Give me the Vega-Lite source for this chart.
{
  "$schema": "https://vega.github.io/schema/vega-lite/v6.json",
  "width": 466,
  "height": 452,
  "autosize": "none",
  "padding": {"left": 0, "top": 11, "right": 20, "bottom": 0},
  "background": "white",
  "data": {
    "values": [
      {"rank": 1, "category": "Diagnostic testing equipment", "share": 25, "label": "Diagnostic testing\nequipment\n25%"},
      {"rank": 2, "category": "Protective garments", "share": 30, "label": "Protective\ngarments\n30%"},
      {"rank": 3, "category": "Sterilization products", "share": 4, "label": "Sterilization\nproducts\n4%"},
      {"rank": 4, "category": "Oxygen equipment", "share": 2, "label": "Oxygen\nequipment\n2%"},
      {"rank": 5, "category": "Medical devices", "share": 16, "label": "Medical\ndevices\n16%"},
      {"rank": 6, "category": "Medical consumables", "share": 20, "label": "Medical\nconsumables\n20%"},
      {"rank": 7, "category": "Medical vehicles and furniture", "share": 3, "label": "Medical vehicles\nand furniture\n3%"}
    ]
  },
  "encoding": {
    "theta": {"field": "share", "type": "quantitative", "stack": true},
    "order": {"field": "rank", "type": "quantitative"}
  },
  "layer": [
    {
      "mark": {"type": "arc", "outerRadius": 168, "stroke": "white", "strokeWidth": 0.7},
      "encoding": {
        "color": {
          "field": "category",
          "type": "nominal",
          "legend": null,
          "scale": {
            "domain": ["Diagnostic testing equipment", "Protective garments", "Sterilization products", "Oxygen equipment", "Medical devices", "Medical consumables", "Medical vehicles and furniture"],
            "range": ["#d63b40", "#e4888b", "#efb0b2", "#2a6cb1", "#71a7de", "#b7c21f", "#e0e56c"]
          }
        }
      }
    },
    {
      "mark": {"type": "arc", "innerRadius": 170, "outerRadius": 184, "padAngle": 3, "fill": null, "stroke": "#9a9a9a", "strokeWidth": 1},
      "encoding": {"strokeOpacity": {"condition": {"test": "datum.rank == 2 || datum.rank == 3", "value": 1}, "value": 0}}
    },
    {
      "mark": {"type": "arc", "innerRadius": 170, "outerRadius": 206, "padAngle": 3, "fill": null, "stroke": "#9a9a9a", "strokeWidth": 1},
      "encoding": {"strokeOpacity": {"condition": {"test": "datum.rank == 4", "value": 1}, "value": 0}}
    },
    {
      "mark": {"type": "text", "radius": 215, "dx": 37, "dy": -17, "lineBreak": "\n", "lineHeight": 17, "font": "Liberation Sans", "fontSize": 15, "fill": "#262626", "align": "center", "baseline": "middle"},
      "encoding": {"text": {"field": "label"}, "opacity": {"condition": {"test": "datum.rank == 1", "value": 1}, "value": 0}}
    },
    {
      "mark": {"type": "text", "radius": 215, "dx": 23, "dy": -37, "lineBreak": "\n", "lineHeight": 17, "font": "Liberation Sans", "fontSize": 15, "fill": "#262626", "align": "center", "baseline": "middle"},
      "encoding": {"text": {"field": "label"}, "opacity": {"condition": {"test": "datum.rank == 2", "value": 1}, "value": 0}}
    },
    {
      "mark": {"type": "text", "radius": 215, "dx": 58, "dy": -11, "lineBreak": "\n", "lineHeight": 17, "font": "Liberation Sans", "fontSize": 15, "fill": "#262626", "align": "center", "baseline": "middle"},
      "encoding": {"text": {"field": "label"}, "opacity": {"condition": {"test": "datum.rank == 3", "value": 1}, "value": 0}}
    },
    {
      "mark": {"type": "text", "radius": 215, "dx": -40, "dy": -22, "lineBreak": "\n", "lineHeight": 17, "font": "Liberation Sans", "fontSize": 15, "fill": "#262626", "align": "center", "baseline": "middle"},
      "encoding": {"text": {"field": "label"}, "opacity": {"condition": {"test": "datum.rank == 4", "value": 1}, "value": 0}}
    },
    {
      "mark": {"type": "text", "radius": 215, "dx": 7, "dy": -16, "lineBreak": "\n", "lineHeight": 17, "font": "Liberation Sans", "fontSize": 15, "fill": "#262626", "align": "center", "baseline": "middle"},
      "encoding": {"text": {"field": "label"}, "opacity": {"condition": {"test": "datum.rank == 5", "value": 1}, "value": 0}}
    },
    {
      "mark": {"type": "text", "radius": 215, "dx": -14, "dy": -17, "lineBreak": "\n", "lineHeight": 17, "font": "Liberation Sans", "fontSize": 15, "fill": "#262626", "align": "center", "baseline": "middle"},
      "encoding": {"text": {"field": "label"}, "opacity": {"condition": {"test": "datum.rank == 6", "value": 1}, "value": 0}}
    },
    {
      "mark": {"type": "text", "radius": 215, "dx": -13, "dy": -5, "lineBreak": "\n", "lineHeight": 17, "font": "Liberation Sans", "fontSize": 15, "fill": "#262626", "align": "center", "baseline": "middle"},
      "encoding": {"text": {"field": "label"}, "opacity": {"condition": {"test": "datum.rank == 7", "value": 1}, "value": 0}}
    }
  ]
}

• _WHAT THIS TASK INVOLVES_: Retype the data exactly as given.

• _WRITTEN SOLUTION_:
Give me the Vega-Lite source for this chart.
{
  "$schema": "https://vega.github.io/schema/vega-lite/v6.json",
  "width": 466,
  "height": 452,
  "autosize": "none",
  "padding": {"left": 0, "top": 11, "right": 20, "bottom": 0},
  "background": "white",
  "data": {
    "values": [
      {"rank": 1, "category": "Diagnostic testing equipment", "share": 25, "label": "Diagnostic testing\nequipment\n25%"},
      {"rank": 2, "category": "Protective garments", "share": 30, "label": "Protective\ngarments\n30%"},
      {"rank": 3, "category": "Sterilization products", "share": 4, "label": "Sterilization\nproducts\n4%"},
      {"rank": 4, "category": "Oxygen equipment", "share": 2, "label": "Oxygen\nequipment\n2%"},
      {"rank": 5, "category": "Medical devices", "share": 16, "label": "Medical\ndevices\n16%"},
      {"rank": 6, "category": "Medical consumables", "share": 20, "label": "Medical\nconsumables\n20%"},
      {"rank": 7, "category": "Medical vehicles and furniture", "share": 3, "label": "Medical vehicles\nand furniture\n3%"}
    ]
  },
  "encoding": {
    "theta": {"field": "share", "type": "quantitative", "stack": true},
    "order": {"field": "rank", "type": "quantitative"}
  },
  "layer": [
    {
      "mark": {"type": "arc", "outerRadius": 168, "stroke": "white", "strokeWidth": 0.7},
      "encoding": {
        "color": {
          "field": "category",
          "type": "nominal",
          "legend": null,
          "scale": {
            "domain": ["Diagnostic testing equipment", "Protective garments", "Sterilization products", "Oxygen equipment", "Medical devices", "Medical consumables", "Medical vehicles and furniture"],
            "range": ["#d63b40", "#e4888b", "#efb0b2", "#2a6cb1", "#71a7de", "#b7c21f", "#e0e56c"]
          }
        }
      }
    },
    {
      "mark": {"type": "arc", "innerRadius": 170, "outerRadius": 184, "padAngle": 3, "fill": null, "stroke": "#9a9a9a", "strokeWidth": 1},
      "encoding": {"strokeOpacity": {"condition": {"test": "datum.rank == 2 || datum.rank == 3", "value": 1}, "value": 0}}
    },
    {
      "mark": {"type": "arc", "innerRadius": 170, "outerRadius": 206, "padAngle": 3, "fill": null, "stroke": "#9a9a9a", "strokeWidth": 1},
      "encoding": {"strokeOpacity": {"condition": {"test": "datum.rank == 4", "value": 1}, "value": 0}}
    },
    {
      "mark": {"type": "text", "radius": 215, "dx": 37, "dy": -17, "lineBreak": "\n", "lineHeight": 17, "font": "Liberation Sans", "fontSize": 15, "fill": "#262626", "align": "center", "baseline": "middle"},
      "encoding": {"text": {"field": "label"}, "opacity": {"condition": {"test": "datum.rank == 1", "value": 1}, "value": 0}}
    },
    {
      "mark": {"type": "text", "radius": 215, "dx": 23, "dy": -37, "lineBreak": "\n", "lineHeight": 17, "font": "Liberation Sans", "fontSize": 15, "fill": "#262626", "align": "center", "baseline": "middle"},
      "encoding": {"text": {"field": "label"}, "opacity": {"condition": {"test": "datum.rank == 2", "value": 1}, "value": 0}}
    },
    {
      "mark": {"type": "text", "radius": 215, "dx": 58, "dy": -11, "lineBreak": "\n", "lineHeight": 17, "font": "Liberation Sans", "fontSize": 15, "fill": "#262626", "align": "center", "baseline": "middle"},
      "encoding": {"text": {"field": "label"}, "opacity": {"condition": {"test": "datum.rank == 3", "value": 1}, "value": 0}}
    },
    {
      "mark": {"type": "text", "radius": 215, "dx": -40, "dy": -22, "lineBreak": "\n", "lineHeight": 17, "font": "Liberation Sans", "fontSize": 15, "fill": "#262626", "align": "center", "baseline": "middle"},
      "encoding": {"text": {"field": "label"}, "opacity": {"condition": {"test": "datum.rank == 4", "value": 1}, "value": 0}}
    },
    {
      "mark": {"type": "text", "radius": 215, "dx": 7, "dy": -16, "lineBreak": "\n", "lineHeight": 17, "font": "Liberation Sans", "fontSize": 15, "fill": "#262626", "align": "center", "baseline": "middle"},
      "encoding": {"text": {"field": "label"}, "opacity": {"condition": {"test": "datum.rank == 5", "value": 1}, "value": 0}}
    },
    {
      "mark": {"type": "text", "radius": 215, "dx": -14, "dy": -17, "lineBreak": "\n", "lineHeight": 17, "font": "Liberation Sans", "fontSize": 15, "fill": "#262626", "align": "center", "baseline": "middle"},
      "encoding": {"text": {"field": "label"}, "opacity": {"condition": {"test": "datum.rank == 6", "value": 1}, "value": 0}}
    },
    {
      "mark": {"type": "text", "radius": 215, "dx": -13, "dy": -5, "lineBreak": "\n", "lineHeight": 17, "font": "Liberation Sans", "fontSize": 15, "fill": "#262626", "align": "center", "baseline": "middle"},
      "encoding": {"text": {"field": "label"}, "opacity": {"condition": {"test": "datum.rank == 7", "value": 1}, "value": 0}}
    }
  ]
}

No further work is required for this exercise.